| Sex Abuse Royal Commission: Slater and Gordon Lawyer Defends Firm's Representation of Victims
By Rebecca Trigger and Jade Macmillan
ABC News
May 1, 2014
http://www.abc.net.au/news/2014-05-01/lawyers-defend-actions-at-child-abuse-hearings/5423720
Law firm Slater and Gordon has defended its handling of a class action on behalf of people abused in children's homes run by the Christian Brothers in Western Australia.
Several victims who have given evidence at the Perth hearings of the Royal Commission into Institutional Responses to Child Sexual Abuse took part in the class action.
Ted Delaney, who received $3,000 compensation, described the process as a joke and accused Slater and Gordon of fighting for its own commission rather than the victims.
Hayden Stephens, a Slater and Gordon lawyer, today appeared on the fourth day of the commission's hearings in Perth.
In the early 1990s, Mr Stephens was involved in the class action against the Christian Brothers representing the boys who alleged abuse.
He said the Christian Brothers applied to have proceedings, initially launched in Victoria and New South Wales, moved to WA's jurisdiction, where the statute of limitations was shorter.
The class action was settled by the establishment of a $3.5 million trust set up to issue payments to former residents of the orphanages.
The law firm initially sought an $18 million settlement.
Mr Stephens admitted the outcome did not fairly reflect the suffering the men went through.
"But it was the best that we could do in the framework you suggest, in the parameters of this litigation," he said.
Lack of respect for victims, says lawyer
Mr Stephens criticised the structure of the trust, where a claimant had to sign a deed of release, which meant they could not make subsequent claims and had to acknowledge the Brothers denied any wrongdoing.
"From my perspective it lacked respect and integrity for the victims in many ways," he said.
"There was no acknowledgment necessarily as part of this settlement scheme of the abuse and the harm these men had suffered.
"It was a structure where, yet again, those men were asked to go cap in hand in order to seek help.
"They didn't want to go and seek help from the Christian Brothers order any more - they had had that experience as children.
"What they wanted was closure. This didn't reflect that."
Lawyer Howard Harrison, who represented the Christian Brothers in the 1990s litigation on behalf of law firm Carroll and O'Dea, said he initially found the claims "difficult to believe".
"Just in terms of my own human experience as a father and a lawyer ... I just personally had not come across this type of human behaviour," Mr Harrison said.
"I now believe them."
He said leaders of the church indicated to him there would be some truth in the claims.
"Certainly the Christian Brothers knew that there had been management issues, sexual misconduct issues, a number of offending brothers and a number of men egregiously hurt," Mr Harrison said.

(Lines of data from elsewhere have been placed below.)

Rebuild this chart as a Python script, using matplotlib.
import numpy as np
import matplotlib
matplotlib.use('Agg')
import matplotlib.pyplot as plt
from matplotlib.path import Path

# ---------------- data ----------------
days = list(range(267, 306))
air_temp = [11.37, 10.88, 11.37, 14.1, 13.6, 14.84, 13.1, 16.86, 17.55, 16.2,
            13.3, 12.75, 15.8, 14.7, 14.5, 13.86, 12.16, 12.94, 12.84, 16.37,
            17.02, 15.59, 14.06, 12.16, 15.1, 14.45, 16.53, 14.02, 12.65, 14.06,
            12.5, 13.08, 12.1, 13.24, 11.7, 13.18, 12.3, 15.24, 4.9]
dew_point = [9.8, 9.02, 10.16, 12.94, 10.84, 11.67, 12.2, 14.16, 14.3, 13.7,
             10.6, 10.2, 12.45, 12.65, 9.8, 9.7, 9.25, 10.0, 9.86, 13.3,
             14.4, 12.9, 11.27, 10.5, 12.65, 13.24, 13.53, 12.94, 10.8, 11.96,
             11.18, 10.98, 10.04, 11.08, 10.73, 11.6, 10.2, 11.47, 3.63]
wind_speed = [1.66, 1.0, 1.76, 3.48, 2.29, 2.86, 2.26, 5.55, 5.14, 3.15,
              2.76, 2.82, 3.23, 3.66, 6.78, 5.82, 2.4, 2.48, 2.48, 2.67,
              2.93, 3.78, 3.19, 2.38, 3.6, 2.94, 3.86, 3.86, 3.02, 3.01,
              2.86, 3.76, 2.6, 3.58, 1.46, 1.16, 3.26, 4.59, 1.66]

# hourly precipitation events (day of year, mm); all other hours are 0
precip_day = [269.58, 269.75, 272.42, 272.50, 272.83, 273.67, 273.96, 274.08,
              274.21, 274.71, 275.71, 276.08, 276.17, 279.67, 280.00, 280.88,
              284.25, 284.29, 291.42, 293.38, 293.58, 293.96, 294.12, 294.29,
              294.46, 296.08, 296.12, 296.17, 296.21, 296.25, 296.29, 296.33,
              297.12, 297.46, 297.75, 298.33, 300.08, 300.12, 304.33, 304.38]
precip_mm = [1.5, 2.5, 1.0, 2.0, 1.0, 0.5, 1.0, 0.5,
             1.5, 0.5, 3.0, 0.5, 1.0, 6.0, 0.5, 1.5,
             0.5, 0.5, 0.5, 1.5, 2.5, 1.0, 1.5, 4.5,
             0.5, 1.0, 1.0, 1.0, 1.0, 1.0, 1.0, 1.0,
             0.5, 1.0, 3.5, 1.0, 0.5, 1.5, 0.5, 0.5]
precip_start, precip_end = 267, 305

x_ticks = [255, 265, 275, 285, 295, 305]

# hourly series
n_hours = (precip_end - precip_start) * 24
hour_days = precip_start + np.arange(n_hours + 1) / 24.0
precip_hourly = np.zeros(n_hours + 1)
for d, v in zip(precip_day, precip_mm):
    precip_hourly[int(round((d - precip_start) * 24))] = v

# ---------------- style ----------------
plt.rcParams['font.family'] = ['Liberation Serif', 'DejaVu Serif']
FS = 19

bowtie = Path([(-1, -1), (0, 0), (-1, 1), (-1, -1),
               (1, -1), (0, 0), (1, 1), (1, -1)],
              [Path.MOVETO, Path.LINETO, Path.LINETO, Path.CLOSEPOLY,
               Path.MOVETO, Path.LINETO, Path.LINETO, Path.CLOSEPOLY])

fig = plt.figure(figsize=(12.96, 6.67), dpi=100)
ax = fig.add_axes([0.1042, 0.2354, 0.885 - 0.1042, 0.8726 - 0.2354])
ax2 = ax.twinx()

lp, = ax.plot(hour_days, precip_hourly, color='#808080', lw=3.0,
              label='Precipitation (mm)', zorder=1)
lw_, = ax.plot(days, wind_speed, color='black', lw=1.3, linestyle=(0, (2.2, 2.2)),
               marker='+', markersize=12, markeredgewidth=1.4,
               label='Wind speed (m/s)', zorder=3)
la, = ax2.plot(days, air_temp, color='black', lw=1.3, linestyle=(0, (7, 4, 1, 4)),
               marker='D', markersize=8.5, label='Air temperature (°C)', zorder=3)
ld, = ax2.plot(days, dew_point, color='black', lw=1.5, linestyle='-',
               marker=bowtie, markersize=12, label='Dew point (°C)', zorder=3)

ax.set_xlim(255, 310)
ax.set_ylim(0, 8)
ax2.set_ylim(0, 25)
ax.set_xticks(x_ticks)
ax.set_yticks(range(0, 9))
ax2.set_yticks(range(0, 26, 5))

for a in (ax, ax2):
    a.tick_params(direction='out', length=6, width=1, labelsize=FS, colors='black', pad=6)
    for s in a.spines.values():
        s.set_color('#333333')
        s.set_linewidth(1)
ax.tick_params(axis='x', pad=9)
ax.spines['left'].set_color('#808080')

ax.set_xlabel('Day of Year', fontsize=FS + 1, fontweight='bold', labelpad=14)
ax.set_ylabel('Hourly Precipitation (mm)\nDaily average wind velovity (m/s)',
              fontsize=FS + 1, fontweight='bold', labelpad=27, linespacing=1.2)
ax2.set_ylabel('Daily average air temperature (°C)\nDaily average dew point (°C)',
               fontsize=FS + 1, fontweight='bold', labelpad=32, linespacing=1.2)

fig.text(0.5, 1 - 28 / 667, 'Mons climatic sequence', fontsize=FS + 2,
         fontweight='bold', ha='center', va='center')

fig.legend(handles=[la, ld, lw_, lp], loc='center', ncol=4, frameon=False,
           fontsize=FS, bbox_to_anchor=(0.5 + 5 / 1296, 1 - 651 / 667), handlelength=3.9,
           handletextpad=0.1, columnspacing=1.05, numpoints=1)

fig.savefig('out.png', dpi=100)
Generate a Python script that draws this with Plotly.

Total legal costs for both sides were estimated by Royal Commission chair Justice Peter McClellan at $4 million, more than the amount paid into the trust for victims.
Secret report detailed sex abuse complaints
The commission was also told of a "secret report", titled "Reaping the Whirlwind", written by one of the Christian Brothers and detailing complaints of sexual abuse.
The document, authored by a Brother Barry Coldrey, was uncovered by Slater and Gordon during proceedings in the early 1990s.
Mr Stephens said the report was important to Slater and Gordon's case.
"It was clearly a pivotal moment in the litigation," he said.
"It certainly gave us confidence that the case in negligence against the Trustees of the Christian Brothers and the Catholic Archbishop of Perth was growing in strength.
"[We were able to show] the decision-making and the decisions to suppress complaints were many, and were made by the executive of the trustees of the Christian Brothers order.
"It was as though Brother Coldrey - this insider's account - was in fact in some kind of perverse way briefed by us to compile ... the knowledge held by the executive of the order and their acts and omissions taken in respect of their failure to properly care for those children."
The commission has heard from victims who were residents at institutions between 1947 and 1968.